━━━ Extracted entries

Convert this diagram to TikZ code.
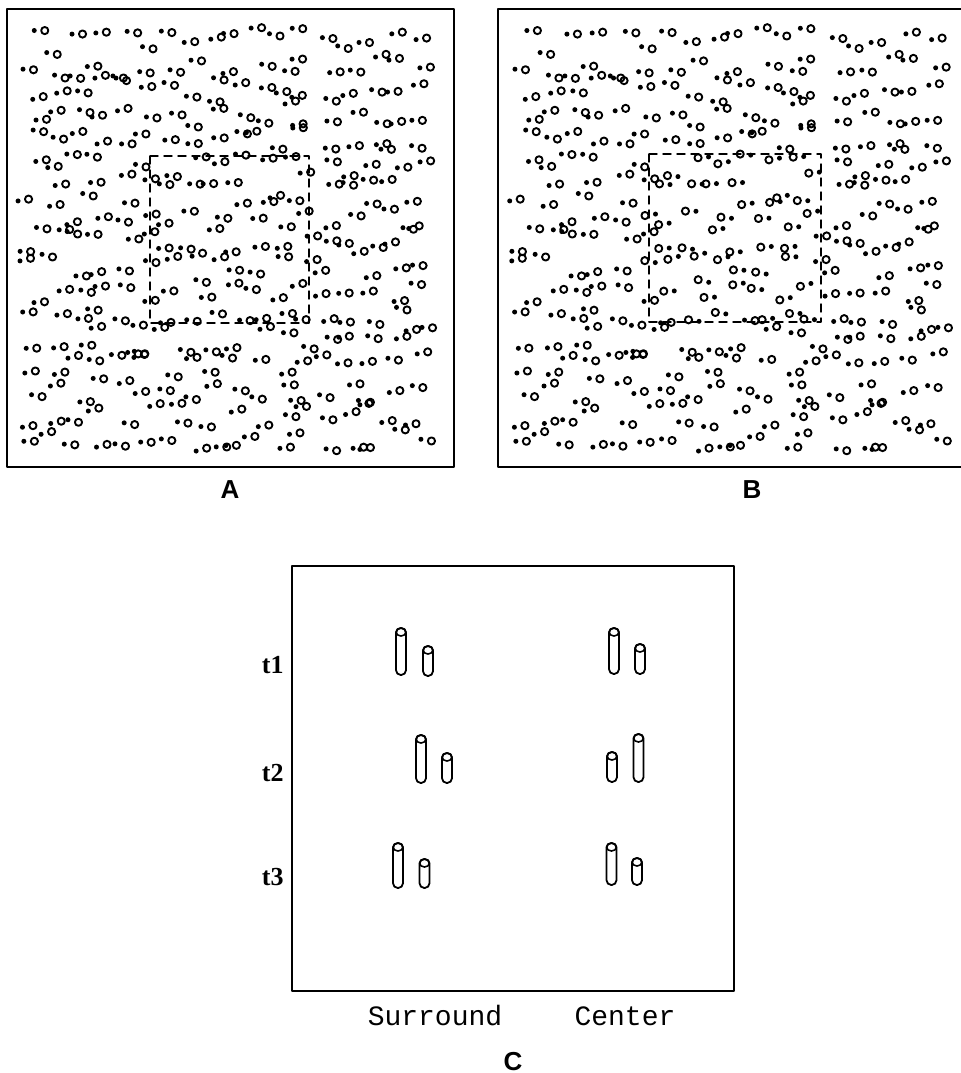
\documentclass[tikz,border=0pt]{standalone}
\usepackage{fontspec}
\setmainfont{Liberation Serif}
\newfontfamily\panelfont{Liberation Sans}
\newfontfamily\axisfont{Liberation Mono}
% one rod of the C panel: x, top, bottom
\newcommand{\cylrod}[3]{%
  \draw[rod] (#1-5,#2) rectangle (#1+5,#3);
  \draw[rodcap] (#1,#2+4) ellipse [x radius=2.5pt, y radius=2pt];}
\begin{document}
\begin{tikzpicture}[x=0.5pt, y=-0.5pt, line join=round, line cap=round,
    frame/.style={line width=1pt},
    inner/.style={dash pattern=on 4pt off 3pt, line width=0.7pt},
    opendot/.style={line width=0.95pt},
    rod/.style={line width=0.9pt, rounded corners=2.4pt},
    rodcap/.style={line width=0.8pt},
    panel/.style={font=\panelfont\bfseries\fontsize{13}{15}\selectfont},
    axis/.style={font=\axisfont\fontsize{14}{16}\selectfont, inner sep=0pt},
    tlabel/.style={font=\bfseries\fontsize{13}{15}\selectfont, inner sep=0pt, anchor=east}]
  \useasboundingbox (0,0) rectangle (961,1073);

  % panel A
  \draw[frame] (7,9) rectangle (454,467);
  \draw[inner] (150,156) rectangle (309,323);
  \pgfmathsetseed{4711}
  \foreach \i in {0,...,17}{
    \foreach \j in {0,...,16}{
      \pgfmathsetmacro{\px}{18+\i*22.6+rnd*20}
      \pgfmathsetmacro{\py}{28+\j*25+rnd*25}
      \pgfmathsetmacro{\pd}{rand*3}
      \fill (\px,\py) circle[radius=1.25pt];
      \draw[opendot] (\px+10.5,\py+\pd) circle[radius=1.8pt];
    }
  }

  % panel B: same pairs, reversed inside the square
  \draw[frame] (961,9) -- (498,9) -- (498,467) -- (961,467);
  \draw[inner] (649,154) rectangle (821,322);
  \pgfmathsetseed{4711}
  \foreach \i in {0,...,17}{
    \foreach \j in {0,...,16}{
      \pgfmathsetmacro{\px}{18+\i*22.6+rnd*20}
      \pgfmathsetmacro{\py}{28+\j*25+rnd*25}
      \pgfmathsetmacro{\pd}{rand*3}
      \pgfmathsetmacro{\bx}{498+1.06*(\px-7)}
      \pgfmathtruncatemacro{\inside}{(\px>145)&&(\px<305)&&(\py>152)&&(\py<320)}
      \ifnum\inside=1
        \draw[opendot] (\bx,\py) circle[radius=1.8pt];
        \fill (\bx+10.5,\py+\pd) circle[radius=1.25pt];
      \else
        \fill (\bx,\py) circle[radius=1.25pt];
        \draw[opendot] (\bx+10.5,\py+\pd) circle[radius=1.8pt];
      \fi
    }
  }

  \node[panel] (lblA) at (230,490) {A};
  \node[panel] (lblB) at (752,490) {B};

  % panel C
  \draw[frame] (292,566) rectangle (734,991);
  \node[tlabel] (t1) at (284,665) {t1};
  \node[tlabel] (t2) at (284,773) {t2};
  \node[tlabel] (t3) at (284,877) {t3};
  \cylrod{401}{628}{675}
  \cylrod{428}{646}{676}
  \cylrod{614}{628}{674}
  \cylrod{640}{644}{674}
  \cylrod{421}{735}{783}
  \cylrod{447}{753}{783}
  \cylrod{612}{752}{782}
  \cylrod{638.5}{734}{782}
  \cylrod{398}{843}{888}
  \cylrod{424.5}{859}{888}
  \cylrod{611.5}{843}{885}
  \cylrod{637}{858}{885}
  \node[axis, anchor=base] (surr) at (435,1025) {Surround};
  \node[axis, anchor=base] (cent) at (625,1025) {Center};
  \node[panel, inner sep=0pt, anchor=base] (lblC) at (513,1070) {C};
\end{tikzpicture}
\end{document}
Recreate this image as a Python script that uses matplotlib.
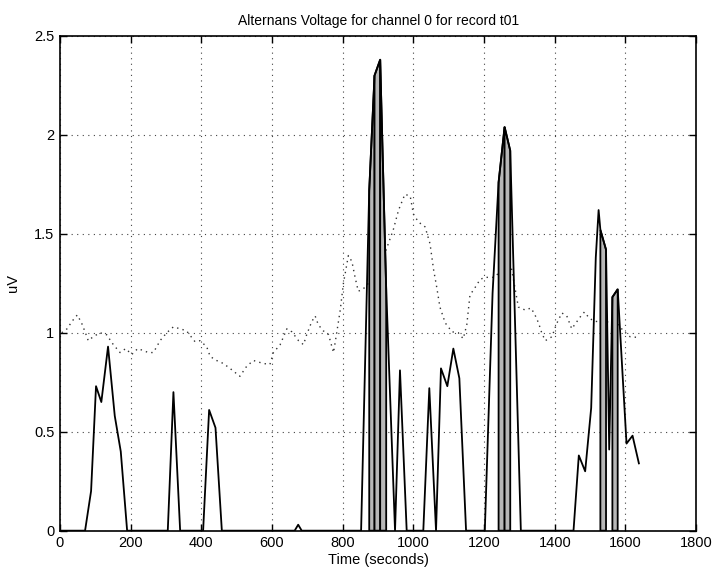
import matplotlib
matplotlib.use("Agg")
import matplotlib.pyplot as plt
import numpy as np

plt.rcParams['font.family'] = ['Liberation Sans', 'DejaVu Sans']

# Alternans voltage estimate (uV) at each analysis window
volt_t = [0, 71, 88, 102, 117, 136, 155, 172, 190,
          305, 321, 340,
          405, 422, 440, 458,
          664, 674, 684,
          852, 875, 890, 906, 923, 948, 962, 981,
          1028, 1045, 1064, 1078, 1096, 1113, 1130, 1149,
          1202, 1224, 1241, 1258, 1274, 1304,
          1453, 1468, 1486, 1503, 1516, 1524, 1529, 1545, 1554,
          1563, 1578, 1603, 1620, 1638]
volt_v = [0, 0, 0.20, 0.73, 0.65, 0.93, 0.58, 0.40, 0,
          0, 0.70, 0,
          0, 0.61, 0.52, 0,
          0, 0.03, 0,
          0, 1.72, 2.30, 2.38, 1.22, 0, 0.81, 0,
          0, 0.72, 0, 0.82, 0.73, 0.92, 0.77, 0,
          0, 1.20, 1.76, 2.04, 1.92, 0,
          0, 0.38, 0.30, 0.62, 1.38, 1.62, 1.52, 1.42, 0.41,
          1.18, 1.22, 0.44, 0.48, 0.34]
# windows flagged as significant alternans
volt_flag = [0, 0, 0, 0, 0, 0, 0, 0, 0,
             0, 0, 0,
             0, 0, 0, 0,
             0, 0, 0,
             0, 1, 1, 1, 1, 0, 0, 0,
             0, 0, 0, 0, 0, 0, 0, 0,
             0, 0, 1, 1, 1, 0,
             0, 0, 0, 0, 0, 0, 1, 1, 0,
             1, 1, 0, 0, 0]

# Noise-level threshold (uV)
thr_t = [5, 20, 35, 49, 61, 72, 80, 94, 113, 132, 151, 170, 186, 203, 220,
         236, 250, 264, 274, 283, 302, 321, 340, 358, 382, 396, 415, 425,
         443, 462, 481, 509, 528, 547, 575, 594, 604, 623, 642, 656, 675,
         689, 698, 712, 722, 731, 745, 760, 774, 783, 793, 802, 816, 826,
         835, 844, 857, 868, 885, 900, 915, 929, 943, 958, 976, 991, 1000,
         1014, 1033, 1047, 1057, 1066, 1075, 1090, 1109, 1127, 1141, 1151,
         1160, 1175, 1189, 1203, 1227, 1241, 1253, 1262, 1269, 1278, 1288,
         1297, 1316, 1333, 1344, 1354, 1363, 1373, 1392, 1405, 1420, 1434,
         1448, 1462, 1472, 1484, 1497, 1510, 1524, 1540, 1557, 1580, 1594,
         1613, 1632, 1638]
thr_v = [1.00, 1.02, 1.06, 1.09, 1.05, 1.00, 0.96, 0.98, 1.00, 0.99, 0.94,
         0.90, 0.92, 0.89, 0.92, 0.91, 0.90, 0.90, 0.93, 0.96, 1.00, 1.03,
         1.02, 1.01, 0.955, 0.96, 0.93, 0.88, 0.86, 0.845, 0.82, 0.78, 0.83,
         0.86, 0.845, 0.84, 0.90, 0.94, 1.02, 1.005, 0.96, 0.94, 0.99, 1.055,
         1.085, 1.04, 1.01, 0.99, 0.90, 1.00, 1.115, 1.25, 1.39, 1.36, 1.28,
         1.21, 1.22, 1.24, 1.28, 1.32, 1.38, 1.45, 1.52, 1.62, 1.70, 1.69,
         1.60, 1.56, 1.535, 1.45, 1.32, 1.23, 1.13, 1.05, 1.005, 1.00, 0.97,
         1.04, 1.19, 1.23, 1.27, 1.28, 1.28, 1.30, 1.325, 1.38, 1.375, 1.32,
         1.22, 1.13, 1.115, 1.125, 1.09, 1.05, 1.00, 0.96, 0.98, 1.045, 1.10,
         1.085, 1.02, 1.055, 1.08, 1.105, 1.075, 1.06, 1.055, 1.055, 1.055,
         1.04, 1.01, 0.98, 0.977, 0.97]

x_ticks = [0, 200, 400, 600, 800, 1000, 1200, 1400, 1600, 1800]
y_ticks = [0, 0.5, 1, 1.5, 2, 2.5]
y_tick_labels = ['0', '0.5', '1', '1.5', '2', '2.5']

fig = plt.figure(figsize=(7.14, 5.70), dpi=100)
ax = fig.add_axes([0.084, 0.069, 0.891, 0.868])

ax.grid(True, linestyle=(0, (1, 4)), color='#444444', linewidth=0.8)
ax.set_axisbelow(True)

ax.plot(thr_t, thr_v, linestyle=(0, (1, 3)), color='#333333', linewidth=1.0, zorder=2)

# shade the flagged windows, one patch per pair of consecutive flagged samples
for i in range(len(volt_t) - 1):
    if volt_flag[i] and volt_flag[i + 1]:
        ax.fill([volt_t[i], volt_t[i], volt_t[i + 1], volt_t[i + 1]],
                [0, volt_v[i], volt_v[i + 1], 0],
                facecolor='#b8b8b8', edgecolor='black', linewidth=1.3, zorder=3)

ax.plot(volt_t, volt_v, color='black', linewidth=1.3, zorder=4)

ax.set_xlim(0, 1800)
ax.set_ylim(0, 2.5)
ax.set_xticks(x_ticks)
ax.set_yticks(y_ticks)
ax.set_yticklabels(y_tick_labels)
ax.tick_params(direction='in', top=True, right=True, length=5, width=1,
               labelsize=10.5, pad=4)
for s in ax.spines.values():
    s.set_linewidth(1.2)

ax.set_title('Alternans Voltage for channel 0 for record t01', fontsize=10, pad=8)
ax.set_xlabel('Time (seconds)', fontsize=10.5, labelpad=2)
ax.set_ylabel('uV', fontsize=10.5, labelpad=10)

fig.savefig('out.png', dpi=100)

━━━━━━

**What is being asked:**
Extract the part of the records that opens with the line containing "Recreate this image" and closes with the line containing "plt.rcParams['font.family'] = ['Liberation". Take only those lines, exactly, and no pictures.

**Final result:**
Recreate this image as a Python script that uses matplotlib.
import matplotlib
matplotlib.use("Agg")
import matplotlib.pyplot as plt
import numpy as np

plt.rcParams['font.family'] = ['Liberation Sans', 'DejaVu Sans']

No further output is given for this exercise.